┌─ Raw data
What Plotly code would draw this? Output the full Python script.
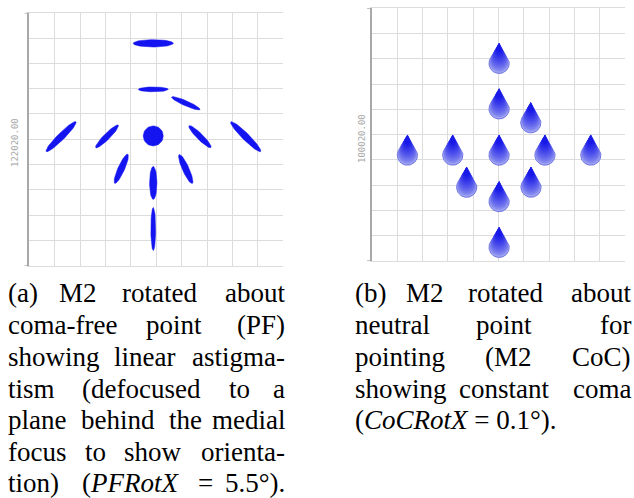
import numpy as np
import plotly.graph_objects as go

# ---------------- data ----------------
# (a) spot positions (grid units) and ellipse geometry (full axis lengths, grid units; angle deg)
spot_x = [4.88, 4.88, 6.16, 1.25, 3.06, 4.88, 6.72, 8.52, 3.62, 6.16, 4.88, 4.88]
spot_y = [8.79, 6.97, 6.42, 5.10, 5.11, 5.13, 5.10, 5.10, 3.83, 3.82, 3.27, 1.45]
spot_major = [1.58, 1.18, 1.22, 1.66, 1.26, 0.79, 1.22, 1.66, 1.26, 1.26, 1.30, 1.70]
spot_minor = [0.29, 0.19, 0.20, 0.27, 0.24, 0.79, 0.24, 0.27, 0.26, 0.26, 0.29, 0.19]
spot_angle = [0, 0, -24, 45, 45, 0, -45, -45, 66, -66, 90, 90]

# (b) coma drop positions (centre of round part, grid units) and radius
drop_x = [5.03, 5.03, 6.28, 1.41, 3.20, 5.03, 6.84, 8.65, 3.75, 6.29, 5.03, 5.03]
drop_y = [7.82, 6.02, 5.47, 4.19, 4.19, 4.19, 4.19, 4.19, 2.92, 2.92, 2.35, 0.54]
drop_r = 0.40

label_a = "122020.00"
label_b = "100020.00"

# ---------------- geometry helpers ----------------
def ellipse_path(xs, ys, majors, minors, angles):
    t = np.linspace(0, 2 * np.pi, 60)
    px, py = [], []
    for cx, cy, a, b, ang in zip(xs, ys, majors, minors, angles):
        th = np.deg2rad(ang)
        ex = a / 2 * np.cos(t)
        ey = b / 2 * np.sin(t)
        px += list(cx + ex * np.cos(th) - ey * np.sin(th)) + [None]
        py += list(cy + ex * np.sin(th) + ey * np.cos(th)) + [None]
    return px, py

def drop_path(xs, ys, r, scale=1.0):
    # drop with the tip fixed; smaller scale shrinks towards the tip
    arc = np.deg2rad(np.linspace(30, -210, 60))
    rr = r * scale
    px, py = [], []
    for cx, cy in zip(xs, ys):
        tipy = cy + 2 * r
        ccy = tipy - 2 * rr
        px += [cx] + list(cx + rr * np.cos(arc)) + [cx, None]
        py += [tipy] + list(ccy + rr * np.sin(arc)) + [tipy, None]
    return px, py

fig = go.Figure()

ex, ey = ellipse_path(spot_x, spot_y, spot_major, spot_minor, spot_angle)
fig.add_trace(go.Scatter(x=ex, y=ey, fill="toself", mode="lines",
                         line=dict(color="#1414f0", width=0.5),
                         fillcolor="#1414f0", xaxis="x", yaxis="y", hoverinfo="skip"))

light = np.array([160, 166, 240])
dark = np.array([24, 24, 232])
scales = np.linspace(1.0, 0.3, 12)
for i, sc in enumerate(scales):
    f = (i / (len(scales) - 1)) ** 0.7
    c = light * (1 - f) + dark * f
    col = "rgb(%d,%d,%d)" % tuple(c.astype(int))
    dx, dy = drop_path(drop_x, drop_y, drop_r, sc)
    fig.add_trace(go.Scatter(x=dx, y=dy, fill="toself", mode="lines",
                             line=dict(color="#5a60e0" if i == 0 else col, width=0.8 if i == 0 else 0),
                             fillcolor=col, xaxis="x2", yaxis="y2", hoverinfo="skip"))

W, H = 634, 498
grid = "#dcdcdc"
axc = "#a8a8a8"
def xax(domain, anchor):
    return dict(domain=domain, range=[0, 10], dtick=1, tick0=0, showgrid=True,
                gridcolor=grid, gridwidth=1, showticklabels=False, zeroline=False,
                showline=True, linecolor=grid, mirror=True, ticks="", anchor=anchor,
                fixedrange=True)
def yax(domain, anchor):
    return dict(domain=domain, range=[0, 10], dtick=1, tick0=0, showgrid=True,
                gridcolor=grid, gridwidth=1, showticklabels=False, zeroline=False,
                showline=True, linecolor=axc, linewidth=2, ticks="", anchor=anchor,
                fixedrange=True)

fig.update_layout(
    width=W, height=H, margin=dict(l=0, r=0, t=0, b=0),
    paper_bgcolor="white", plot_bgcolor="white", showlegend=False,
    xaxis=xax([29.3 / W, 283.3 / W], "y"),
    yaxis=yax([1 - 265.7 / H, 1 - 12.7 / H], "x"),
    xaxis2=xax([371.7 / W, 625 / W], "y2"),
    yaxis2=yax([1 - 261 / H, 1 - 8.3 / H], "x2"),
)

# small end ticks on the left axes
shapes = []
for xr, yr in [("x domain", "y"), ("x2 domain", "y2")]:
    for v in [0, 10]:
        shapes.append(dict(type="line", xref=xr, yref=yr, x0=-0.018, x1=0, y0=v, y1=v,
                           line=dict(color=axc, width=1.5)))
fig.update_layout(shapes=shapes)

ann = []
def px_ann(text, x, y, anchor="center", size=27, font="Liberation Serif", color="black", angle=0):
    ann.append(dict(text=text, x=x / W, y=1 - y / H, xref="paper", yref="paper",
                    xanchor=anchor, yanchor="middle", showarrow=False, textangle=angle,
                    font=dict(family=font, size=size, color=color)))

px_ann(label_a, 15, 143, size=9, font="DejaVu Sans Mono", color="#a8a8a8", angle=-90)
px_ann(label_b, 362, 139, size=9, font="DejaVu Sans Mono", color="#a8a8a8", angle=-90)

def justified(words, centers, y, left, right):
    for i, (w, c) in enumerate(zip(words, centers)):
        if i == 0:
            px_ann(w, left, y, "left")
        elif i == len(words) - 1:
            px_ann(w, right, y, "right")
        else:
            px_ann(w, c, y, "center")

ys = [292.5, 324.5, 356.5, 388.5, 420, 451.5, 483]
La, Ra = 6, 287.3
justified(["(a)", "M2", "rotated", "about"], [0, 78, 159.2, 0], ys[0], La, Ra)
justified(["coma-free", "point", "(PF)"], [0, 173.7, 0], ys[1], La, Ra)
justified(["showing", "linear", "astigma-"], [0, 144.2, 0], ys[2], La, Ra)
justified(["tism", "(defocused", "to", "a"], [0, 141.7, 239.2, 0], ys[3], La, Ra)
justified(["plane", "behind", "the", "medial"], [0, 117.5, 185.3, 0], ys[4], La, Ra)
justified(["focus", "to", "show", "orienta-"], [0, 95, 153.3, 0], ys[5], La, Ra)
justified(["tion)", "(<i>PFRotX</i>", "=", "5.5°)."], [0, 130.8, 205, 0], ys[6], La, Ra)

Lb, Rb = 353.3, 633.3
justified(["(b)", "M2", "rotated", "about"], [0, 425, 505, 0], ys[0], Lb, Rb)
justified(["neutral", "point", "for"], [0, 504.2, 0], ys[1], Lb, Rb)
justified(["pointing", "(M2", "CoC)"], [0, 508.3, 0], ys[2], Lb, Rb)
justified(["showing", "constant", "coma"], [0, 504.2, 0], ys[3], Lb, Rb)
px_ann("(<i>CoCRotX</i> = 0.1°).", Lb, ys[4], "left")

fig.update_layout(annotations=ann)
fig.write_html("out.html")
└─
- Exercise instructions -
Restate the material word for word from its first line through the line containing "import plotly.graph_objects as go", both included; the pictures do not belong in it.

- Task output -
What Plotly code would draw this? Output the full Python script.
import numpy as np
import plotly.graph_objects as go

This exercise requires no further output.